Adding a new episode to the lesson navigation

This new episode will not yet appear in the navigation of your lesson site. To enable this, we need to specify where the episode should appear in the order of the lesson. That episode order is defined in the episodes field of the config.yaml file:

YAML

# Order of episodes in your lesson
episodes:
- introduction.md

Add the name of the new episode file you created to this list in config.yaml and commit this change, for example:

YAML

# Order of episodes in your lesson
episodes:
- introduction.md
- data-visualisation.md

After the lesson site has been rebuilt on GitHub, you should see the episode title appear under Chapters in the left sidebar navigation of your lesson site after refreshing the webpage. Clicking on that title will take you to the episode page built from the file you created. At the top of the page body, you will find the episode title and an Overview box containing a list of the questions and objectives defined for the episode. Later, we will add more content to your chosen episodes.

TODO add a labelled screenshot of a new episode page

Exercise: practice creating episodes (10 minutes)

Repeat the steps you just saw, to create another new episode file and add it to the lesson site navigation. If you know what another episode in your lesson will be about, create the page for that. Otherwise, feel free to use any values you like for the file name and episode title.

Using this approach, we can build up our lesson one episode at a time.

We have now learned everything we need to be able to use The Carpentries Workbench, and our focus can return to the process of developing a new lesson.

Sometimes, formatting errors and typos in the files of your repository can cause the process that builds your lesson website to fail.

You will likely first notice the failure to build the lesson if the lesson website is not showing the changes you made. You may also receive an email from GitHub about the build failure if that is your preferred way of receiving notifications (but it may take you some time to realise this). The good thing is that GitHub keeps your previous lesson version online until the error is fixed and a new build is completed successfully. If you are not yet familiar with the GitHub interface, it can be difficult to pinpoint the problem.
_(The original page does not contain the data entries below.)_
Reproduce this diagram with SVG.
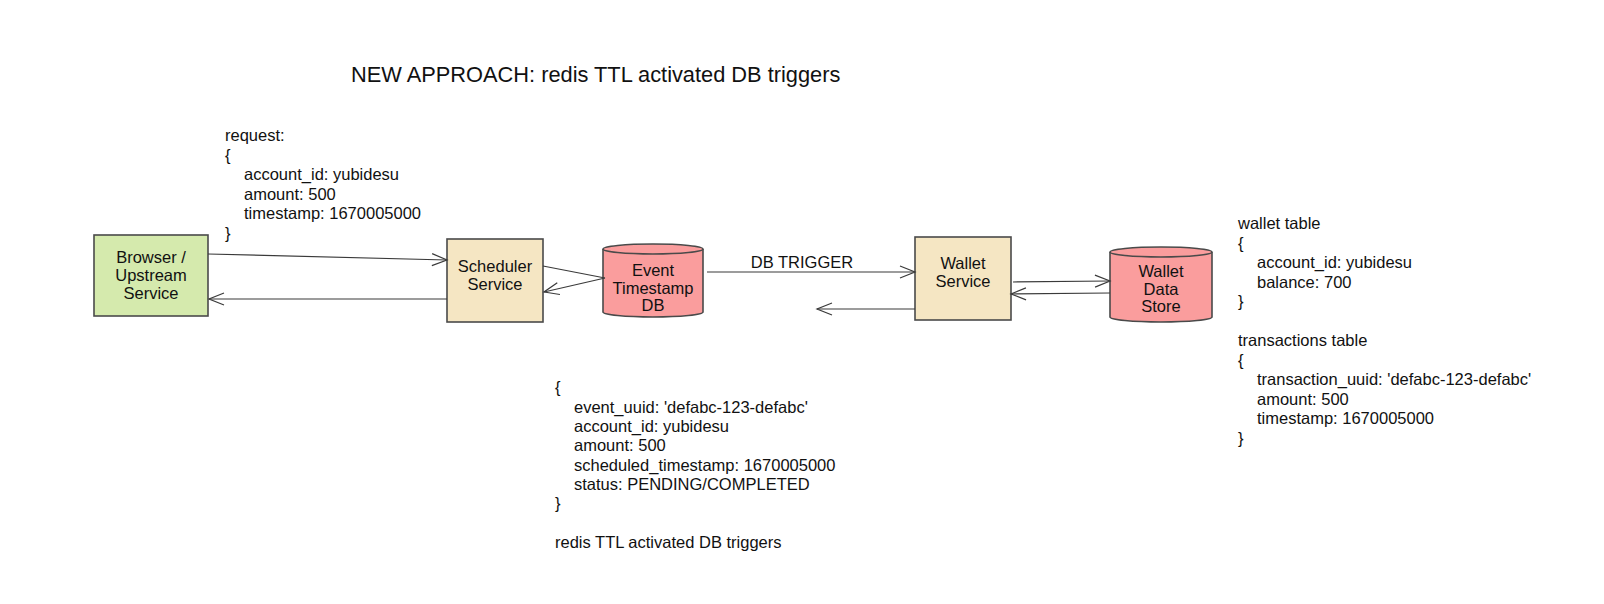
<svg xmlns="http://www.w3.org/2000/svg" width="1604" height="604" viewBox="0 0 1604 604">
<style>
text{font-family:"Liberation Sans",Arial,Helvetica,sans-serif;font-size:16.5px;fill:#111}
.c{text-anchor:middle}
.box{stroke:#4a4a4a;stroke-width:1.6}
.green{fill:#d5eaad}
.tan{fill:#f5e6c3}
.pink{fill:#fa9d9d}
.conn line,.conn path{stroke:#3a3a3a;stroke-width:1.2;fill:none}
.title{font-size:21.8px}
</style>
<defs>
<marker id="open" markerUnits="userSpaceOnUse" markerWidth="18" markerHeight="14" refX="16" refY="7" orient="auto">
<path d="M1,1 L16,7 L1,13" fill="none" stroke="#3a3a3a" stroke-width="1.2"/>
</marker>
</defs>
<rect width="1604" height="604" fill="#ffffff"/>

<text id="title" class="title" x="351" y="82">NEW APPROACH: redis TTL activated DB triggers</text>

<g id="request-note">
<text x="225" y="141">request:</text>
<text x="225" y="160.5">{</text>
<text x="244" y="180">account_id: yubidesu</text>
<text x="244" y="199.5">amount: 500</text>
<text x="244" y="219">timestamp: 1670005000</text>
<text x="225" y="238.5">}</text>
</g>

<g id="browser">
<rect class="box green" x="94" y="235" width="114" height="81"/>
<text class="c" x="151" y="263">Browser /</text>
<text class="c" x="151" y="281">Upstream</text>
<text class="c" x="151" y="299">Service</text>
</g>

<g id="scheduler">
<rect class="box tan" x="447" y="239" width="96" height="83"/>
<text class="c" x="495" y="272">Scheduler</text>
<text class="c" x="495" y="290">Service</text>
</g>

<g id="event-db">
<path class="box pink" d="M603,249 A50,5 0 0 1 703,249 L703,312 A50,5 0 0 1 603,312 Z"/>
<path d="M603,249 A50,5 0 0 0 703,249" fill="none" stroke="#4a4a4a" stroke-width="1.6"/>
<text class="c" x="653" y="276">Event</text>
<text class="c" x="653" y="293.5">Timestamp</text>
<text class="c" x="653" y="311">DB</text>
</g>

<g id="wallet-service">
<rect class="box tan" x="915" y="237" width="96" height="83"/>
<text class="c" x="963" y="269">Wallet</text>
<text class="c" x="963" y="287">Service</text>
</g>

<g id="wallet-store">
<path class="box pink" d="M1110,252 A51,5 0 0 1 1212,252 L1212,317 A51,5 0 0 1 1110,317 Z"/>
<path d="M1110,252 A51,5 0 0 0 1212,252" fill="none" stroke="#4a4a4a" stroke-width="1.6"/>
<text class="c" x="1161" y="277">Wallet</text>
<text class="c" x="1161" y="295">Data</text>
<text class="c" x="1161" y="312">Store</text>
</g>

<g id="event-note">
<text x="555" y="393.4">{</text>
<text x="574" y="412.7">event_uuid: 'defabc-123-defabc'</text>
<text x="574" y="432">account_id: yubidesu</text>
<text x="574" y="451.3">amount: 500</text>
<text x="574" y="470.6">scheduled_timestamp: 1670005000</text>
<text x="574" y="489.9">status: PENDING/COMPLETED</text>
<text x="555" y="509.2">}</text>
<text x="555" y="547.8">redis TTL activated DB triggers</text>
</g>

<g id="wallet-note">
<text x="1238" y="229">wallet table</text>
<text x="1238" y="248.5">{</text>
<text x="1257" y="268">account_id: yubidesu</text>
<text x="1257" y="287.5">balance: 700</text>
<text x="1238" y="307">}</text>
<text x="1238" y="346">transactions table</text>
<text x="1238" y="365.5">{</text>
<text x="1257" y="385">transaction_uuid: 'defabc-123-defabc'</text>
<text x="1257" y="404.5">amount: 500</text>
<text x="1257" y="424">timestamp: 1670005000</text>
<text x="1238" y="443.5">}</text>
</g>

<g id="connectors" class="conn">
<line x1="208" y1="254" x2="447" y2="260" marker-end="url(#open)"/>
<line x1="447" y1="299" x2="209" y2="299" marker-end="url(#open)"/>
<line x1="543" y1="266" x2="605" y2="278"/>
<line x1="605" y1="278" x2="544" y2="292" marker-end="url(#open)"/>
<line x1="707" y1="272" x2="915" y2="272" marker-end="url(#open)"/>
<line x1="915" y1="309" x2="817" y2="309" marker-end="url(#open)"/>
<line x1="1013" y1="282" x2="1110" y2="281" marker-end="url(#open)"/>
<line x1="1110" y1="293" x2="1011" y2="294" marker-end="url(#open)"/>
<text class="c" x="802" y="268">DB TRIGGER</text>
</g>
</svg>
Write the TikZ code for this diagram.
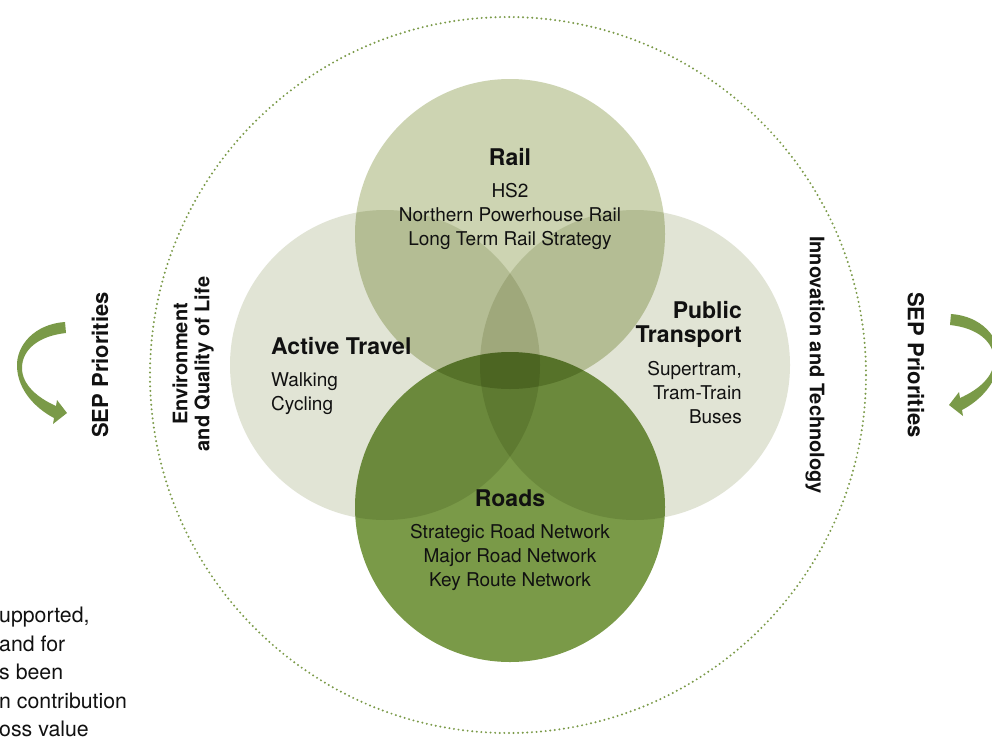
\documentclass[tikz,border=0pt]{standalone}
\usepackage{fontspec}
\setmainfont{TeX Gyre Heros}

\definecolor{sepgreen}{HTML}{7A9A48}
\definecolor{railgreen}{HTML}{CDD4B2}
\definecolor{palegreen}{HTML}{E1E4D5}
\definecolor{roadgreen}{HTML}{7A9A48}
\definecolor{inkblack}{HTML}{111111}

\tikzset{
  venn/.style={circle, minimum size=310pt, inner sep=0pt},
  heading/.style={font=\fontsize{23}{23.5}\selectfont\bfseries, text=inkblack, inner sep=0pt},
  items/.style={font=\fontsize{19}{24}\selectfont, text=inkblack, inner sep=0pt},
  sidelabel/.style={font=\fontsize{20}{22}\selectfont\bfseries, text=inkblack, inner sep=0pt},
}

% curved arrow next to the SEP Priorities label
\newcommand{\priorityarrow}{%
  \fill[sepgreen] (65pt,-322pt) .. controls (35pt,-324pt) and (16pt,-345pt) .. (17pt,-367pt)
    .. controls (18pt,-390pt) and (35pt,-408pt) .. (54pt,-418pt)
    -- (53pt,-424pt) -- (67pt,-413pt) -- (57pt,-400pt) -- (56pt,-406pt)
    .. controls (38pt,-398pt) and (22pt,-385pt) .. (22pt,-368pt)
    .. controls (22pt,-350pt) and (38pt,-336pt) .. (66pt,-333pt) -- cycle;}

\begin{document}
\begin{tikzpicture}
    \clip (0pt,0pt) rectangle (992pt,-736pt);
    \fill[white] (0pt,0pt) rectangle (992pt,-736pt);

    % outer dotted ring
    \draw[sepgreen, line width=2.2pt, dash pattern=on 0pt off 4.6pt, line cap=round] (508pt,-375pt) circle (358pt);

    % the four areas
    \begin{scope}[blend group=multiply]
        \node[venn, fill=palegreen] (active) at (385pt,-365pt) {};
        \node[venn, fill=palegreen] (public) at (635pt,-365pt) {};
        \node[venn, fill=railgreen] (rail) at (510pt,-234pt) {};
        \node[venn, fill=roadgreen] (roads) at (510pt,-507pt) {};
    \end{scope}

    \node[heading] (railtitle) at (510pt,-157.5pt) {Rail};
    \node[items, align=center] (railitems) at (510pt,-216.5pt) {HS2\\Northern Powerhouse Rail\\Long Term Rail Strategy};

    \node[heading, anchor=west] (activetitle) at (271pt,-346pt) {Active Travel};
    \node[items, align=left, anchor=west] (activeitems) at (271pt,-394pt) {Walking\\Cycling};

    \node[heading, align=right, anchor=east] (publictitle) at (742pt,-324.5pt) {Public\\Transport};
    \node[items, align=right, anchor=east] (publicitems) at (742pt,-393pt) {Supertram,\\Tram-Train\\Buses};

    \node[heading] (roadstitle) at (510pt,-498.5pt) {Roads};
    \node[items, align=center] (roadsitems) at (510pt,-557.5pt) {Strategic Road Network\\Major Road Network\\Key Route Network};

    % labels round the ring
    \node[sidelabel, rotate=90, align=center] (envlabel) at (193pt,-364pt) {Environment\\and Quality of Life};
    \node[sidelabel, rotate=-90] (innolabel) at (815pt,-365pt) {Innovation and Technology};
    \node[sidelabel, font=\fontsize{22}{24}\selectfont\bfseries, rotate=90] (sepleft) at (100pt,-365pt) {SEP Priorities};
    \node[sidelabel, font=\fontsize{22}{24}\selectfont\bfseries, rotate=-90] (sepright) at (916pt,-365pt) {SEP Priorities};

    \priorityarrow
    \begin{scope}[xshift=1016pt, xscale=-1, yshift=8pt]
        \priorityarrow
    \end{scope}

    % text running in from the left margin
    \node[items, font=\fontsize{21.3}{28.5}\selectfont, align=left, anchor=north west] (margintext) at (-1pt,-607pt) {upported,\\and for\\s been\\n contribution\\oss value};
\end{tikzpicture}
\end{document}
Here are some points of advice that you can follow to help find and fix the problem when you notice the build process fail.
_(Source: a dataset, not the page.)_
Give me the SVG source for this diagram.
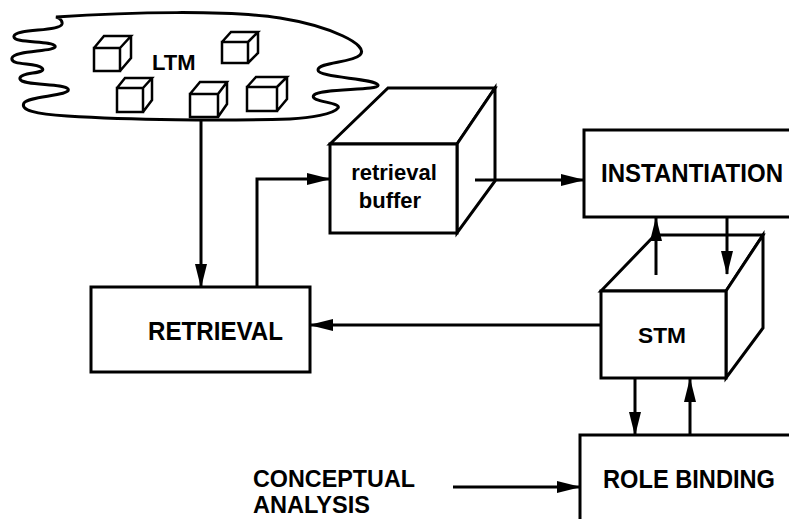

  • When you first notice that there is a problem, stop editing your lesson: any subsequent changes that you make will not be included in your lesson site until the problem is fixed, and might introduce additional issues, making it more difficult to find the original cause.
  • Look at the history of commits (the link with a reversing stopwatch icon and “NN commits” at the top of the listing of files and folders in the repository homepage). Is there a place where the build has a red cross instead of green circle? If so, click on that commit to look at the “diff” (where it shows which lines have been modified). The error is likely to have been introduced by these changes.
  • Ask for help: you can open an issue on your repository and tag a member of The Carpentries team to ask for help finding the problem. Alternatively, you can also ask for help in The Carpentries Slack workspace. (More about communication channels for discussing lesson development coming later in this training.)
  • Waiting for the GitHub Actions process that builds the website to run can be tedious, and slow down the process of troubleshooting: it can take a few minutes for the process to reach the point where it encounters the problem. It can be helpful to download the files for your lesson and try to build a version of the website on your local computer, where the build process will be much faster. The Workbench documentation provides instructions for installing the infrastructure and building a local preview of the lesson website.

Key Points

  • Lesson sites are built from source repositories with GitHub Pages.
  • A new lesson repository can be created from a template maintained by The Carpentries, and configured by adjusting the config.yaml file.
  • The main pages of a lesson website are created from Markdown or RMarkdown files in the episodes folder.